My roommate and I heard that it’s possible to project the picture from our TV set onto the wall. We’d love to sit on our porch and watch TV while drinking a beer. Any ideas? – JK
The simple answer to your question is yes, you can do it. But you’ll encounter two significant problems with trying to turn your ordinary TV into a projection system. First, the lens you’ll need to do the projection will be extremely large and expensive. Second, the image you’ll see will be flipped horizontally and vertically. You’ll have to hang upside-down from your porch railing, which will make drinking a beer rather difficult.

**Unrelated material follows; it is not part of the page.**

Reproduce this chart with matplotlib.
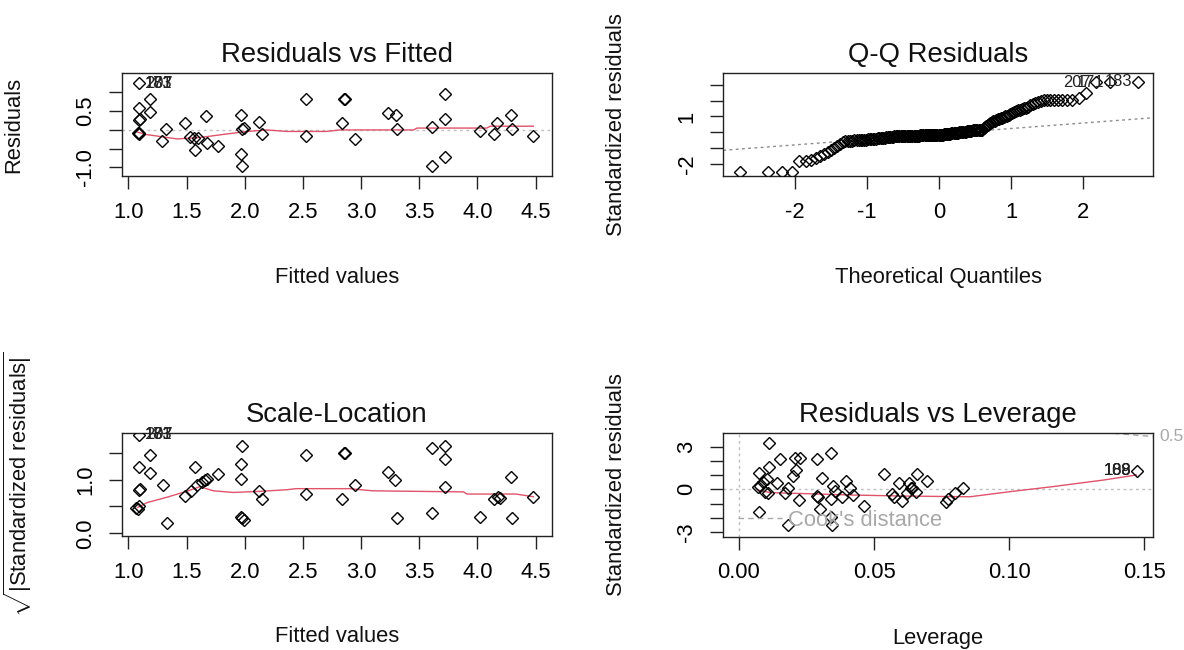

About the lens: in principle, all you need is one convex lens. A giant magnifying glass will do. But it has a couple of constraints. Because your television screen is pretty large, the lens diameter must also be pretty large. If it is significantly smaller than the TV screen, it won’t project enough light onto your wall. And to control the size of the image it projects on the wall, you’ll need to pick just the right focal length (curvature) of the lens. You’ll be projecting a real image on the wall, a pattern of light that exactly matches the pattern of light appearing on the TV screen. The size and location of that real image depends on the lens’s focal length and on its distance from the TV screen. You’ll have to get these right or you’ll see only a blur. Unfortunately, single lenses tend to have color problems and edge distortions. Projection lenses need to be multi-element carefully designed systems. Getting a good quality, large lens with the right focal length is going to cost you.
The other big problem is more humorous. Real images are flipped horizontally and vertically relative to the light source from which they originate. Unless you turn your TV set upside-down, your wall image will be inverted. And, without a mirror, you can’t solve the left-right reversal problem. All the writing will appear backward. Projection television systems flip their screen image to start with so that the projected image has the right orientation. Unless you want to rewire your TV set, that’s not going to happen for you. Good luck.